Exercise details >>
Take the lines of the data below from the very first through the line containing "const extremes = [[16, 86.5]];" and output them exactly, pictures excluded.

Collected data >>
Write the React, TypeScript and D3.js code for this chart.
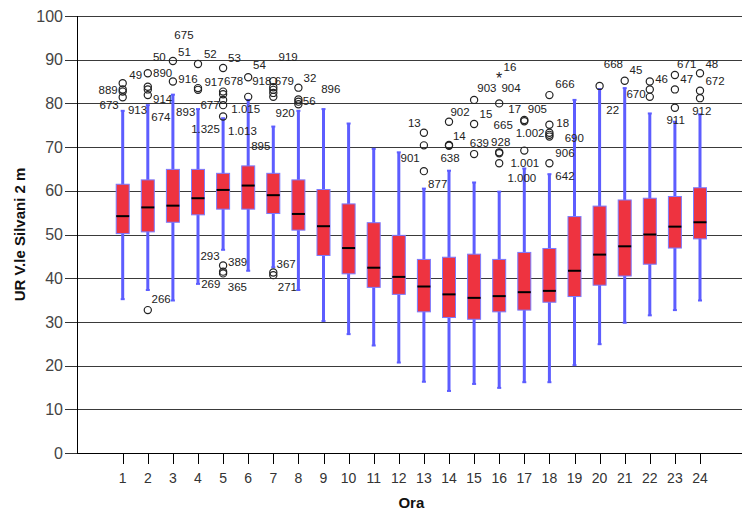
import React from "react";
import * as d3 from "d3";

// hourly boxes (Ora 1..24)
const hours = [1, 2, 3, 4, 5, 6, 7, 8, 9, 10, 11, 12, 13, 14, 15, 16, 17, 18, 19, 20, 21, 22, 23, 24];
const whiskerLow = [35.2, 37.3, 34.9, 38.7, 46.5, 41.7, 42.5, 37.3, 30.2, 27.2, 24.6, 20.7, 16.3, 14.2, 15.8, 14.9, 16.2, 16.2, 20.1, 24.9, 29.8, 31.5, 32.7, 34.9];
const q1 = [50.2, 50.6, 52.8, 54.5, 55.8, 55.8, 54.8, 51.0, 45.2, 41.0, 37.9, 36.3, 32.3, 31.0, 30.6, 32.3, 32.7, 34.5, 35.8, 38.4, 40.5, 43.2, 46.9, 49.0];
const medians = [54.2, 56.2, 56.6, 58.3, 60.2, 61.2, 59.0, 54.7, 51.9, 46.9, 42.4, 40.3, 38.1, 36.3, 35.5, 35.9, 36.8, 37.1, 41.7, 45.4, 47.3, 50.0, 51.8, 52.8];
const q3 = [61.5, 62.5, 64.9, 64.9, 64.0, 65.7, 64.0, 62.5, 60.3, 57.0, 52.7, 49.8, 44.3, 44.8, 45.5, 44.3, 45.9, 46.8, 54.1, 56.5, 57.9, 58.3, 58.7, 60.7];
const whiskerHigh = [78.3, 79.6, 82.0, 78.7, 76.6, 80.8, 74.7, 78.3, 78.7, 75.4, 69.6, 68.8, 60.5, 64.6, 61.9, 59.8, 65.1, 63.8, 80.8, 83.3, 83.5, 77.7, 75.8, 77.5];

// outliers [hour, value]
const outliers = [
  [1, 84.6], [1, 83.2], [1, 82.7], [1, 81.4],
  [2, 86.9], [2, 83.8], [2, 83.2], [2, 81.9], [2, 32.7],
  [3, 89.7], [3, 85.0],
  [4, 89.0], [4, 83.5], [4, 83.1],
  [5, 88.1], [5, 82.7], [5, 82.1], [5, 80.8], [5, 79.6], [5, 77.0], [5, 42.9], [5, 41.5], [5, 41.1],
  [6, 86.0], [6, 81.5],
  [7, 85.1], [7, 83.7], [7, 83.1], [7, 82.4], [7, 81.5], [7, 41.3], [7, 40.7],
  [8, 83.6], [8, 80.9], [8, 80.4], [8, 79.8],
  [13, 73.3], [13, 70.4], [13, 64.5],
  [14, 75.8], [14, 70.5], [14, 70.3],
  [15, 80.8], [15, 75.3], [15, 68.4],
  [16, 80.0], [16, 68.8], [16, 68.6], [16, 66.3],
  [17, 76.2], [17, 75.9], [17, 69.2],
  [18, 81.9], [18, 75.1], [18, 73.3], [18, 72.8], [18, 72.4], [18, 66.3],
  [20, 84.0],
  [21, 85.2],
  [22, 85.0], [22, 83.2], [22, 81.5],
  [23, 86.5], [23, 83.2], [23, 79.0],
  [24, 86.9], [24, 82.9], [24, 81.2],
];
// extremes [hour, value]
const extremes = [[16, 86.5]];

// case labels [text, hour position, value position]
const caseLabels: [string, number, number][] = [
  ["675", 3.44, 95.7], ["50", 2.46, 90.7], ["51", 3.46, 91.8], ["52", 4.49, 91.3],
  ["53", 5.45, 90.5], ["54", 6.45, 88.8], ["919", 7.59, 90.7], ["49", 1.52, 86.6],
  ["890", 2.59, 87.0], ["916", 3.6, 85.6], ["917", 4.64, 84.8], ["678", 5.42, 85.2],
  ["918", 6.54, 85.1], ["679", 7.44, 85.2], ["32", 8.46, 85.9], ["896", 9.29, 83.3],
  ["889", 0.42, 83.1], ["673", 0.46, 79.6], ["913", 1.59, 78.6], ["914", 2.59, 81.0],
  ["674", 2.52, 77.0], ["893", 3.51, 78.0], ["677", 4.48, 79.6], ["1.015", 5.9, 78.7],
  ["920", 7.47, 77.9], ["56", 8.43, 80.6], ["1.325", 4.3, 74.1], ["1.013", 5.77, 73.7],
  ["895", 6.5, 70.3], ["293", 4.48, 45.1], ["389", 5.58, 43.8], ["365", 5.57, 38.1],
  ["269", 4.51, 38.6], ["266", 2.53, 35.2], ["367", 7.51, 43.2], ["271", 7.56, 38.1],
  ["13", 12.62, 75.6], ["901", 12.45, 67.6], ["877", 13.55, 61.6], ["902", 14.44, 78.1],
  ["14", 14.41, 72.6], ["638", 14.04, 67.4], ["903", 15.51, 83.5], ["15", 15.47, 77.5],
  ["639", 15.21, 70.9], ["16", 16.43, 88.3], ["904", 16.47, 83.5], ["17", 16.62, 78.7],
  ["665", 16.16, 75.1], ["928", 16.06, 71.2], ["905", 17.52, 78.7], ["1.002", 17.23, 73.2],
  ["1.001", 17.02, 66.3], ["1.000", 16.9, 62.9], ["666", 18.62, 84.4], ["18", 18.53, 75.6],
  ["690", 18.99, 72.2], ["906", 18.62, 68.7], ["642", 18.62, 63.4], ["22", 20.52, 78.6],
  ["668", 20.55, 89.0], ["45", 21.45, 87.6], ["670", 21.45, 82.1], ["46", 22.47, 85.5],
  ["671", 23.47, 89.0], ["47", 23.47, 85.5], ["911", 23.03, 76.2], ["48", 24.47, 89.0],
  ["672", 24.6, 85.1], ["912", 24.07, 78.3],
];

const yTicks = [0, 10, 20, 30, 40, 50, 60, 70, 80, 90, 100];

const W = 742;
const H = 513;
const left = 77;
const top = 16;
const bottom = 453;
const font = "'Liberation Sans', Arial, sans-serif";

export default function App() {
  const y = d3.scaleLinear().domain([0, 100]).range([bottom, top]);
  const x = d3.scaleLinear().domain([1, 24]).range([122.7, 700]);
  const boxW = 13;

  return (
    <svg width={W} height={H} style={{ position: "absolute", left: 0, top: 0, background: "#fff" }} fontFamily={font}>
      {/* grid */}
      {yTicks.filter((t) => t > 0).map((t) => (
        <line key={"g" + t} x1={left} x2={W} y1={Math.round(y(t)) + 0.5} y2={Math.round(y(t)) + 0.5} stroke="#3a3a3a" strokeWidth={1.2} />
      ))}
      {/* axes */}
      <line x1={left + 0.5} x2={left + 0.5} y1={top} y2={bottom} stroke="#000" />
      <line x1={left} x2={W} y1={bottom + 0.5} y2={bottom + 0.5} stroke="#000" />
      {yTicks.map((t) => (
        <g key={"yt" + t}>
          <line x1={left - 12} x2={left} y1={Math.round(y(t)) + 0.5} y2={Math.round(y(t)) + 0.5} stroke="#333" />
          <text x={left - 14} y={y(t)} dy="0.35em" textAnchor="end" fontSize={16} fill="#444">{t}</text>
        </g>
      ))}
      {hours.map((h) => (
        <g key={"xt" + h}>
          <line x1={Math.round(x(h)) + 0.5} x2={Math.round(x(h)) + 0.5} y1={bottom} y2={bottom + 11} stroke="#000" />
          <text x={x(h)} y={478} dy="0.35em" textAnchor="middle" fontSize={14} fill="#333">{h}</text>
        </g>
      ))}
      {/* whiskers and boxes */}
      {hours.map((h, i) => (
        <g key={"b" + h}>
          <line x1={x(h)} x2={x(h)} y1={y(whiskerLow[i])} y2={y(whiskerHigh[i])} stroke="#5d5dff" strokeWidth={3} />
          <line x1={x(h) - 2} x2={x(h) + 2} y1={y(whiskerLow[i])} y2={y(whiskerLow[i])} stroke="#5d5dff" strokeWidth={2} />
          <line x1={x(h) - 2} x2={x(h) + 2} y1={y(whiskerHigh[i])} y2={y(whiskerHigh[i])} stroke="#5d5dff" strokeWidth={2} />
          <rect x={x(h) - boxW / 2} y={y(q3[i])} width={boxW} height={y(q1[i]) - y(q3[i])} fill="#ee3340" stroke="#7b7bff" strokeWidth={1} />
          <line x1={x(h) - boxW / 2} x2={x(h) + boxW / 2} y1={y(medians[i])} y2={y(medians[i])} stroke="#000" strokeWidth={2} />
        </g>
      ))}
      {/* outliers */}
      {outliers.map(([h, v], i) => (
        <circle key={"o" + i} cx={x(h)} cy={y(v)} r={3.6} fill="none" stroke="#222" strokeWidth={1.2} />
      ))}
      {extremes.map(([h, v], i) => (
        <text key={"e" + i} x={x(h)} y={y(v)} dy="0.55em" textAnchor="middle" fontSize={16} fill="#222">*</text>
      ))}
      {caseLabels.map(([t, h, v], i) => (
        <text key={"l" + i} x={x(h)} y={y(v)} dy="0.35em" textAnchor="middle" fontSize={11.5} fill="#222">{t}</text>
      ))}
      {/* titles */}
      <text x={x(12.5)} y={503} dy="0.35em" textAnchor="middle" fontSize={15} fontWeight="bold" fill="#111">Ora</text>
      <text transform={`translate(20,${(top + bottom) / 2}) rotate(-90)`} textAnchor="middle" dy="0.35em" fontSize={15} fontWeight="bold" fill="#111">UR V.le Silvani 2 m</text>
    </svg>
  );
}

The answer >>
Write the React, TypeScript and D3.js code for this chart.
import React from "react";
import * as d3 from "d3";

// hourly boxes (Ora 1..24)
const hours = [1, 2, 3, 4, 5, 6, 7, 8, 9, 10, 11, 12, 13, 14, 15, 16, 17, 18, 19, 20, 21, 22, 23, 24];
const whiskerLow = [35.2, 37.3, 34.9, 38.7, 46.5, 41.7, 42.5, 37.3, 30.2, 27.2, 24.6, 20.7, 16.3, 14.2, 15.8, 14.9, 16.2, 16.2, 20.1, 24.9, 29.8, 31.5, 32.7, 34.9];
const q1 = [50.2, 50.6, 52.8, 54.5, 55.8, 55.8, 54.8, 51.0, 45.2, 41.0, 37.9, 36.3, 32.3, 31.0, 30.6, 32.3, 32.7, 34.5, 35.8, 38.4, 40.5, 43.2, 46.9, 49.0];
const medians = [54.2, 56.2, 56.6, 58.3, 60.2, 61.2, 59.0, 54.7, 51.9, 46.9, 42.4, 40.3, 38.1, 36.3, 35.5, 35.9, 36.8, 37.1, 41.7, 45.4, 47.3, 50.0, 51.8, 52.8];
const q3 = [61.5, 62.5, 64.9, 64.9, 64.0, 65.7, 64.0, 62.5, 60.3, 57.0, 52.7, 49.8, 44.3, 44.8, 45.5, 44.3, 45.9, 46.8, 54.1, 56.5, 57.9, 58.3, 58.7, 60.7];
const whiskerHigh = [78.3, 79.6, 82.0, 78.7, 76.6, 80.8, 74.7, 78.3, 78.7, 75.4, 69.6, 68.8, 60.5, 64.6, 61.9, 59.8, 65.1, 63.8, 80.8, 83.3, 83.5, 77.7, 75.8, 77.5];

// outliers [hour, value]
const outliers = [
  [1, 84.6], [1, 83.2], [1, 82.7], [1, 81.4],
  [2, 86.9], [2, 83.8], [2, 83.2], [2, 81.9], [2, 32.7],
  [3, 89.7], [3, 85.0],
  [4, 89.0], [4, 83.5], [4, 83.1],
  [5, 88.1], [5, 82.7], [5, 82.1], [5, 80.8], [5, 79.6], [5, 77.0], [5, 42.9], [5, 41.5], [5, 41.1],
  [6, 86.0], [6, 81.5],
  [7, 85.1], [7, 83.7], [7, 83.1], [7, 82.4], [7, 81.5], [7, 41.3], [7, 40.7],
  [8, 83.6], [8, 80.9], [8, 80.4], [8, 79.8],
  [13, 73.3], [13, 70.4], [13, 64.5],
  [14, 75.8], [14, 70.5], [14, 70.3],
  [15, 80.8], [15, 75.3], [15, 68.4],
  [16, 80.0], [16, 68.8], [16, 68.6], [16, 66.3],
  [17, 76.2], [17, 75.9], [17, 69.2],
  [18, 81.9], [18, 75.1], [18, 73.3], [18, 72.8], [18, 72.4], [18, 66.3],
  [20, 84.0],
  [21, 85.2],
  [22, 85.0], [22, 83.2], [22, 81.5],
  [23, 86.5], [23, 83.2], [23, 79.0],
  [24, 86.9], [24, 82.9], [24, 81.2],
];
// extremes [hour, value]
const extremes = [[16, 86.5]];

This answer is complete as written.